Thatcherism saw child poverty grow by 121 per cent

Yesterday we ran a piece on the level of people living in poverty under Margaret Thatcher in response to a claim by Guido Fawkes which claimed the poor had "got richer under Thatcher". I dealt with a lot of this yesterday; but here is another graph showing a bit more straightforwardly the growth in relative poverty during the Thatcher years.

Yesterday we ran a piece on the number of people living in poverty under Margaret Thatcher in response to a claim by Guido Fawkes which claimed the poor had “got richer under Thatcher”.

I dealt with a lot of this yesterday; but here is another graph showing a bit more straightforwardly the growth in relative poverty during the Thatcher years.

Source: http://research.dwp.gov.uk/asd/hbai/hbai2011/pdf_files/full_hbai12.pdf (p.60)

Percentages are perhaps more helpful, however, because, as Tim Nichols of the Child Poverty Action Group put it, the numbers can be affected by changes in the size of different population groups (there were more pensioners, but fewer children at the end of Thatcher’s time in office). Percentages may therefore make more sense.

For relative poverty, in percentages and after housing costs, the changes from 1979 to 1991 were as follows:

  • Whole population: 13%, increased to 24% – an increase by (not of) 85%
  • Children: – 14%, increased to 31% – an increase by 121%
  • Pensioners: 29%, increased to 36% – an increase by 24%

HT Tim Nichols of the Child Poverty Action Group.

14 Responses to “Thatcherism saw child poverty grow by 121 per cent”

  1. SadButMadLad

    Looking at the source, you can also use a different table to say different things. The table on the next page has figures for the number of individuals falling below various thresholds of 1998/99 median income *held constant in real terms*.

    For 1979, there were 18.8m and in 1991/92 16.2m for people below the 60% median level after housing costs. So using the same source of data, I can say quite truthfully that under Thatcher the poor were better off.

    It’s amazing how you can use figures to push a point. Especially if you don’t explain your workings and try and bamboozle readers with fancy ways of using percentages.

    And what is this poverty really. They still had access to education, health care, a roof over their heads.

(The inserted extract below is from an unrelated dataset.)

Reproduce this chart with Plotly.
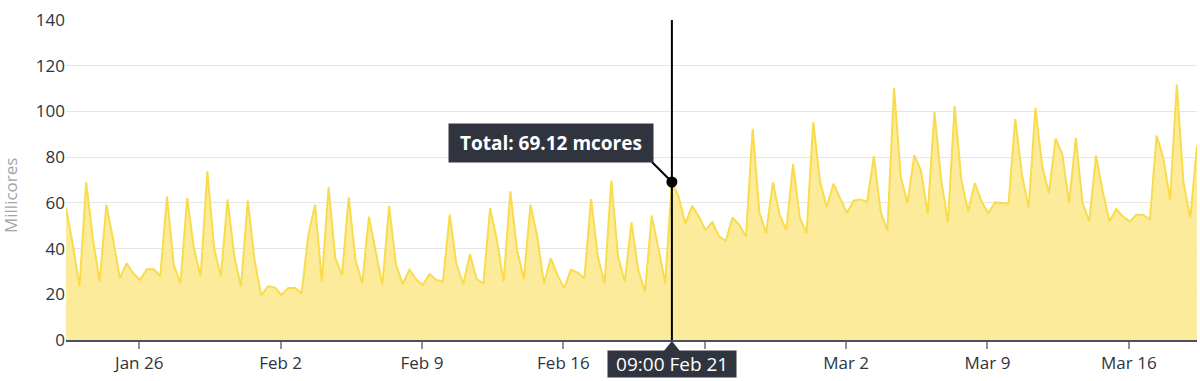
import pandas as pd
import plotly.graph_objects as go

# Data: one sample every 8 hours from 2023-01-22 09:00 to 2023-03-19 09:00
start_time = "2023-01-22 09:00"
step = "8h"
millicores = [
    57.7, 42, 23.4, 69, 44, 25.6, 59.2, 44, 27, 33.6,
    29.2, 26.3, 31, 31, 28, 62.8, 32.9, 24.8, 62.1, 40.2,
    27.8, 73.8, 40.2, 27.8, 61.4, 36.5, 23.4, 61.1, 35, 19.5,
    23.5, 23, 19.7, 22.7, 22.7, 20.5, 46, 59.2, 25.6, 66.8,
    35.8, 28.5, 62.4, 35.1, 24.8, 54, 38.7, 24.1, 58.7, 33.3,
    24.4, 30.7, 26.6, 24.1, 28.9, 26.3, 25.6, 54.8, 33.3, 24.4,
    37.6, 26.6, 24.8, 57.7, 43.8, 25.6, 65, 39.5, 26.6, 59.2,
    45.3, 24.8, 35.8, 28.5, 22.7, 30.7, 29.5, 27, 61.7, 36.5,
    24.8, 69.7, 36.5, 25.6, 51.4, 30.7, 21.2, 54.4, 40.2, 24.8,
    69.12, 62.8, 50.9, 58.7, 54, 48.2, 51.6, 45.3, 43.4, 53.6,
    50.4, 45.3, 92.4, 55.8, 46.8, 69, 54.8, 48.2, 77, 53.4,
    46.8, 95.3, 69.4, 58.2, 68.4, 62.1, 55.6, 61, 61.5, 60.4,
    80.4, 56.3, 47.8, 110.3, 71.3, 59.9, 80.8, 74.1, 55.2, 99.7,
    70.1, 51.4, 102.3, 69.8, 56.3, 68.7, 60.6, 55.5, 60.2, 59.9,
    59.6, 96.7, 72.3, 57.7, 101.6, 76.3, 64.3, 88.1, 81.1, 59.9,
    88.4, 59.9, 51.9, 80.8, 65, 51.9, 57.3, 54, 51.9, 54.8,
    54.8, 52.6, 89.4, 79.6, 61.4, 111.8, 68.7, 53.4, 85,
]
tick_dates = ["2023-01-26", "2023-02-02", "2023-02-09", "2023-02-16",
              "2023-02-23", "2023-03-02", "2023-03-09", "2023-03-16"]
tick_labels = ["Jan 26", "Feb 2", "Feb 9", "Feb 16", "", "Mar 2", "Mar 9", "Mar 16"]
hover_index = 90
y_title = "Millicores"

times = pd.date_range(start=start_time, periods=len(millicores), freq=step)
hx = times[hover_index]
hy = millicores[hover_index]

FONT = "Open Sans, Noto Sans, sans-serif"
DARK = "#30343f"
NB = "&nbsp;"
THIN = "&#8201;"

fig = go.Figure()
fig.add_trace(go.Scatter(
    x=times, y=millicores, mode="lines",
    line=dict(color="#f9dc4e", width=2),
    fill="tozeroy", fillcolor="rgba(252,234,150,0.95)",
    hoverinfo="skip", showlegend=False,
))
fig.add_trace(go.Scatter(
    x=[hx], y=[hy], mode="markers",
    marker=dict(color="black", size=11),
    hoverinfo="skip", showlegend=False,
))

shapes = [
    dict(type="line", xref="x", yref="paper", x0=hx, x1=hx, y0=0, y1=1.0,
         line=dict(color="black", width=2), layer="above"),
    dict(type="line", xref="x", yref="y", xsizemode="pixel", ysizemode="pixel",
         xanchor=hx, yanchor=hy, x0=0, y0=0, x1=-20, y1=20,
         line=dict(color="black", width=2), layer="above"),
    dict(type="path", xref="x", yref="paper", xsizemode="pixel", ysizemode="pixel",
         xanchor=hx, yanchor=0, path="M0,-1 L-8,-11 L8,-11 Z",
         fillcolor=DARK, line=dict(width=0), layer="above"),
]

annotations = [
    dict(xref="x", yref="y", x=hx, y=hy, xanchor="right", yanchor="bottom",
         xshift=-18, yshift=19, showarrow=False,
         text=NB + "<b>Total: %.2f mcores</b>" % hy + NB,
         font=dict(family=FONT, size=19, color="white"),
         bgcolor=DARK, borderpad=6),
    dict(xref="x", yref="paper", x=hx, y=0, xanchor="center", yanchor="top",
         yshift=-10, showarrow=False,
         text=NB + THIN + hx.strftime("%H:%M %b %-d") + THIN + NB,
         font=dict(family=FONT, size=19, color="white"),
         bgcolor=DARK, borderpad=0),
    dict(xref="paper", yref="paper", x=0, y=0.45, xanchor="center", yanchor="middle",
         xshift=-56, showarrow=False, textangle=-90, text=y_title,
         font=dict(family=FONT, size=17, color="#a0a4aa")),
]

fig.update_layout(
    width=1200, height=381,
    margin=dict(l=66, r=3, t=20, b=41),
    paper_bgcolor="white", plot_bgcolor="white",
    font=dict(family=FONT, size=17, color="#333333"),
    hovermode=False,
    shapes=shapes, annotations=annotations,
    xaxis=dict(
        range=[times[0], times[-1]], automargin=False,
        tickvals=pd.to_datetime(tick_dates), ticktext=tick_labels,
        showgrid=False, showline=True, linecolor="#4a5060", linewidth=2,
        ticks="outside", ticklen=7, tickwidth=2, tickcolor="#8a909c",
        tickfont=dict(size=17, color="#2f3340"), zeroline=False,
    ),
    yaxis=dict(
        range=[0, 140], dtick=20, showgrid=True, gridcolor="#e5e5e5", gridwidth=1,
        zeroline=False, showline=False, ticks="", automargin=False,
        tickfont=dict(size=17, color="#2f3340"),
    ),
)

fig.write_html("out.html", config={"displayModeBar": False},
               post_script="document.body.style.margin='0';document.body.style.overflow='hidden';")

They probably also had a cooker, a fridge, food, clothing, and access to some form of entertainment. Not quite what many would class as poverty.

  2. Cole

    Yawn. Not that again.

  3. QWERT

    completely pathetic use of statistics here – “relative” poverty so really just a measure of inequality rather than actual incomes of poor households and The child poverty percentage rate will also overestimate the truth.

  4. micklikeariot

    James Bloodworth dabbles in stats and falls flat on his face again. You’re getting a rep. Can I give you some advice, and I hope you don’t find this patronising. Don’t have a political opinion or ideology and attempt to fit stats to it. Read stats and scrutinise them and see if conclusions can be drawn. You may not like the conclusions, but you must do it that way round. And if the answer is “I cannot draw a reliable conclusion from these stats” then put your keyboard away and don’t write an article about it.